▸ **Material**
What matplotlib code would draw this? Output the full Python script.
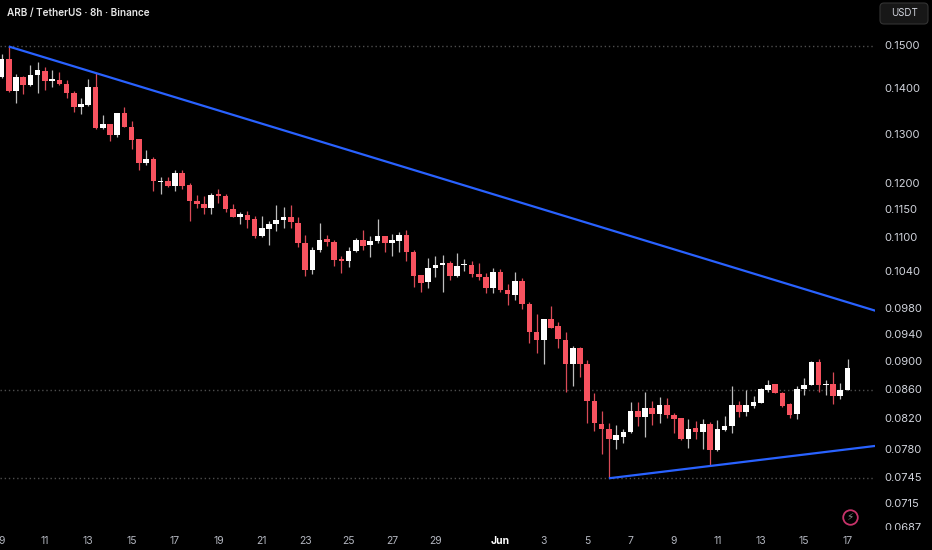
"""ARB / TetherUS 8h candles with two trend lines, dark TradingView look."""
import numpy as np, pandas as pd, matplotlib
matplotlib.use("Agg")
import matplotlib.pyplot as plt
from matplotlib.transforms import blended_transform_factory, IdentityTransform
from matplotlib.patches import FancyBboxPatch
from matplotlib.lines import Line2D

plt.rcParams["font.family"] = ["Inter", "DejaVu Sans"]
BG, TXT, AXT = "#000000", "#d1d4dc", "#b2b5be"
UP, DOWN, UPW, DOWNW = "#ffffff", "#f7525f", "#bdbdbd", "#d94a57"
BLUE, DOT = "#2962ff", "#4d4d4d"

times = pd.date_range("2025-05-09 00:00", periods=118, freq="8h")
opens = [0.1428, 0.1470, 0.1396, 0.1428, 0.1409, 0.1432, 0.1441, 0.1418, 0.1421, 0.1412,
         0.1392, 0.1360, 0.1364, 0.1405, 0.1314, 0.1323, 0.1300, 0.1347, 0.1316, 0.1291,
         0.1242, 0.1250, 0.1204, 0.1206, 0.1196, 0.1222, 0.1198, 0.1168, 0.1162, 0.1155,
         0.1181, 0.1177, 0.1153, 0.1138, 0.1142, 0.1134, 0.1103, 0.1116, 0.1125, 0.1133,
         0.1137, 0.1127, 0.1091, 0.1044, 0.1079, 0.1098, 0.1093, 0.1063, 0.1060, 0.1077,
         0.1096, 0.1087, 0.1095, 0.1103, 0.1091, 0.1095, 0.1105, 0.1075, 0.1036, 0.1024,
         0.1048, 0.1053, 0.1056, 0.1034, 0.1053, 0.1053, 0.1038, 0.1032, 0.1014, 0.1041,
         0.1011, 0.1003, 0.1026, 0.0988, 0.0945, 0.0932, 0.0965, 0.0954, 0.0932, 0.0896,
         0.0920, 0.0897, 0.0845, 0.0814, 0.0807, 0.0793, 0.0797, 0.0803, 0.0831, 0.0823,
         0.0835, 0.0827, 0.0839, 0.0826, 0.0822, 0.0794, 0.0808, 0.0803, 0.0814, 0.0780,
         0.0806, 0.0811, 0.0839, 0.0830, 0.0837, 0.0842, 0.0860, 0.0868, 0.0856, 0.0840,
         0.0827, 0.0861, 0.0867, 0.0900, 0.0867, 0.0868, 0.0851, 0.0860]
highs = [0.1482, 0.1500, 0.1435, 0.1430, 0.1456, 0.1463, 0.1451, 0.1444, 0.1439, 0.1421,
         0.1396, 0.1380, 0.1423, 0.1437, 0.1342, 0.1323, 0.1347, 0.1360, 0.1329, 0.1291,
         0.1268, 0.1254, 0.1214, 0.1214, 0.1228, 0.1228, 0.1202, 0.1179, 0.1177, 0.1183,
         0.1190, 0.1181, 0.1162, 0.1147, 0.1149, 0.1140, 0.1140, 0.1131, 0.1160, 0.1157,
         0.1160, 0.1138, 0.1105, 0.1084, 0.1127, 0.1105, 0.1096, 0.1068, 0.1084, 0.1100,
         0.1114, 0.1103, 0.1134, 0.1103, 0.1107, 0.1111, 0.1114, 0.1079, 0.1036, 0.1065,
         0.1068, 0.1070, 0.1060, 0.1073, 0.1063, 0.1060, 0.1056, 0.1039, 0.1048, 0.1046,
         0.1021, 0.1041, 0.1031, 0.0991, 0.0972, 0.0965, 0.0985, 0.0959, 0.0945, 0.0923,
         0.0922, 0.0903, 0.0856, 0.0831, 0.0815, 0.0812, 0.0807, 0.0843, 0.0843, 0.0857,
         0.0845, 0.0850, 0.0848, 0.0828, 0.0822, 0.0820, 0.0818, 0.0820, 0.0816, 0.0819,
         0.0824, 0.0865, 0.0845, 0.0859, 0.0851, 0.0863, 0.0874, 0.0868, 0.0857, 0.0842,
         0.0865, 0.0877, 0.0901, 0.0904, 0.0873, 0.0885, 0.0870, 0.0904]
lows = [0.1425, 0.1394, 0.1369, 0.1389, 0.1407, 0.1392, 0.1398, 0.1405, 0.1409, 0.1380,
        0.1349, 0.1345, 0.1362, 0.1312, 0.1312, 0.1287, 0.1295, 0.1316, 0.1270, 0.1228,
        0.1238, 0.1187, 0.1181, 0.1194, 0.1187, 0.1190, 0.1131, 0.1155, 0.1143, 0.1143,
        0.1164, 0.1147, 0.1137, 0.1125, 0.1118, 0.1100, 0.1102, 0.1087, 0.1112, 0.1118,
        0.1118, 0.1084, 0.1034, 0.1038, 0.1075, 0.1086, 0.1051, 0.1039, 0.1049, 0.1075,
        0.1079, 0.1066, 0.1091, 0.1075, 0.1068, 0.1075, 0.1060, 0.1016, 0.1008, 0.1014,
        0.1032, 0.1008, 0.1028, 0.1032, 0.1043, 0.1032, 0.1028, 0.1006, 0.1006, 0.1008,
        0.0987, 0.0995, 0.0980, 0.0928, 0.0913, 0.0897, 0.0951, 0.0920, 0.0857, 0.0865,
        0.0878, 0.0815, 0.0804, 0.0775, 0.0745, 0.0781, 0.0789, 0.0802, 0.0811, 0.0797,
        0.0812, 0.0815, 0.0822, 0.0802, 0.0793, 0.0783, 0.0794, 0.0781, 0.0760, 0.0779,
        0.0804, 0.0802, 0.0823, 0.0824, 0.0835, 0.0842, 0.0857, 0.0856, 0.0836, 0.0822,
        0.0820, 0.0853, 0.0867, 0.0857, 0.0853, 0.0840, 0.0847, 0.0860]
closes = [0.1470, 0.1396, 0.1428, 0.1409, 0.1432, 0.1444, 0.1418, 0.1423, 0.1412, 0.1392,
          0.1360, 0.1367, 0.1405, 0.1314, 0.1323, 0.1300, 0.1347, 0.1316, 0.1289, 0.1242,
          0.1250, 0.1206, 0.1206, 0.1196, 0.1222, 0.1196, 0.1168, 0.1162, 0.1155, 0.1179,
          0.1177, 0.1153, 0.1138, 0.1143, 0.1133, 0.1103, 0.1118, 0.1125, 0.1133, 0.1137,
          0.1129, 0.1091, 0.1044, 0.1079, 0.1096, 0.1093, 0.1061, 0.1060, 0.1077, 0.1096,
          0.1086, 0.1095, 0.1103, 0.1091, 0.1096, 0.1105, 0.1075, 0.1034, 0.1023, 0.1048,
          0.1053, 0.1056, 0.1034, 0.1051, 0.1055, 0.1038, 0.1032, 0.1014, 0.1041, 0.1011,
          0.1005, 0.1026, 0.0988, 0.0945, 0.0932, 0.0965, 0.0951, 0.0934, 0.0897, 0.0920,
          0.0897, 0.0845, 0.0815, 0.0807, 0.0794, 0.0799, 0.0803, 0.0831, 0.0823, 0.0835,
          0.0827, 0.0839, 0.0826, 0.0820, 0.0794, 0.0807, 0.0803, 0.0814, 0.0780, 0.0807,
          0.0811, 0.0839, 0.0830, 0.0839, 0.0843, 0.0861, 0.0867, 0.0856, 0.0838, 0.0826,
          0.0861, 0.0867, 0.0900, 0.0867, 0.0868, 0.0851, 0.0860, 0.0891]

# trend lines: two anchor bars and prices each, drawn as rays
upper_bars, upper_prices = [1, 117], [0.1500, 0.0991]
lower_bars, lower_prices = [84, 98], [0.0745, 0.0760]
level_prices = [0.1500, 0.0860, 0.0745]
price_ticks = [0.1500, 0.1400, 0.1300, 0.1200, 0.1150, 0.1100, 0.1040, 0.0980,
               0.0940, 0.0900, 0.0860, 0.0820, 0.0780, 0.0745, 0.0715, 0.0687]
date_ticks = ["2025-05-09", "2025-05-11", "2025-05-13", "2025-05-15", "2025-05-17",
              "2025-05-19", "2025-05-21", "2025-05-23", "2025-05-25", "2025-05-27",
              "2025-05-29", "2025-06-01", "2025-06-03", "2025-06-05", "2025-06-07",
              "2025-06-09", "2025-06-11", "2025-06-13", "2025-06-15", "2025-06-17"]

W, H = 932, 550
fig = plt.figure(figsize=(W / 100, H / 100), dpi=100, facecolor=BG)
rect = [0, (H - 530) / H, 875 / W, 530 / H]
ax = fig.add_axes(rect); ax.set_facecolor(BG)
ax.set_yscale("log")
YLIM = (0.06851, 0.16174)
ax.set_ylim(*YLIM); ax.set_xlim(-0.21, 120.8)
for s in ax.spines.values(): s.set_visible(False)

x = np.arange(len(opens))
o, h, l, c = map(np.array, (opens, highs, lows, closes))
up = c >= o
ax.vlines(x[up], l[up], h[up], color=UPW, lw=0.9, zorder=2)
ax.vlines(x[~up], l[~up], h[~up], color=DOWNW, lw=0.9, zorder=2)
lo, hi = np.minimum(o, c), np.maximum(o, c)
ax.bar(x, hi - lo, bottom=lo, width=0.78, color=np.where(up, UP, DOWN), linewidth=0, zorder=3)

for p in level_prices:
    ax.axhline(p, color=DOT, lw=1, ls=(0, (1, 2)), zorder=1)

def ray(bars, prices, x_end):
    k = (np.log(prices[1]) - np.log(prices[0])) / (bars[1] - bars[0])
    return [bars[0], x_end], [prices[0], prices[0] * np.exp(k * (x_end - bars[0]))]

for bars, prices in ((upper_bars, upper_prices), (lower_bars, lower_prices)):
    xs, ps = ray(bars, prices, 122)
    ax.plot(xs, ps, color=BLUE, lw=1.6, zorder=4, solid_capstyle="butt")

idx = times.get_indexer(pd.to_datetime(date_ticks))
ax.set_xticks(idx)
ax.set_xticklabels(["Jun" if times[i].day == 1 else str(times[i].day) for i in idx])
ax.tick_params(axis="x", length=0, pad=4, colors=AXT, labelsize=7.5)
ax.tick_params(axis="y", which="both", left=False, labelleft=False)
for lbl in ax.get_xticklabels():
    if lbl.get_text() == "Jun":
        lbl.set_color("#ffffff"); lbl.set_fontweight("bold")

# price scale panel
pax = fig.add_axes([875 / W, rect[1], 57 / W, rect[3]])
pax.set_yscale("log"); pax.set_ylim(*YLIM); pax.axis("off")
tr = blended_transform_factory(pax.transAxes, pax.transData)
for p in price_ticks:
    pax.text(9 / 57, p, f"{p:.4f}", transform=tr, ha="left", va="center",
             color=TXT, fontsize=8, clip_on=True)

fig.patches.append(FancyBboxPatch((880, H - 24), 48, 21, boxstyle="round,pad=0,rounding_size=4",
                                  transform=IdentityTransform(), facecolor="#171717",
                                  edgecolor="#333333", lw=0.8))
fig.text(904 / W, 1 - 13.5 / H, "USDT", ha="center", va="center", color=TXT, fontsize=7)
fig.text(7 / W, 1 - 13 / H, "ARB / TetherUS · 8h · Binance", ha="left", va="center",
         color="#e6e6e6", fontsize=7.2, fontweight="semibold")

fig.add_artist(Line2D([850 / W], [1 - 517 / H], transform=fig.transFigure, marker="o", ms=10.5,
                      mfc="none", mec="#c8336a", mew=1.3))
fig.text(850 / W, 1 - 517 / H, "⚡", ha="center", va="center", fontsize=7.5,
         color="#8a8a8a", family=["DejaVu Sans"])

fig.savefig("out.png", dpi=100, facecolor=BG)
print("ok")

▸ **Objective**
Locate and copy each line in the data above that includes the word "matplotlib".

▸ **Completed task**
What matplotlib code would draw this? Output the full Python script.
import numpy as np, pandas as pd, matplotlib
matplotlib.use("Agg")
import matplotlib.pyplot as plt
from matplotlib.transforms import blended_transform_factory, IdentityTransform
from matplotlib.patches import FancyBboxPatch
from matplotlib.lines import Line2D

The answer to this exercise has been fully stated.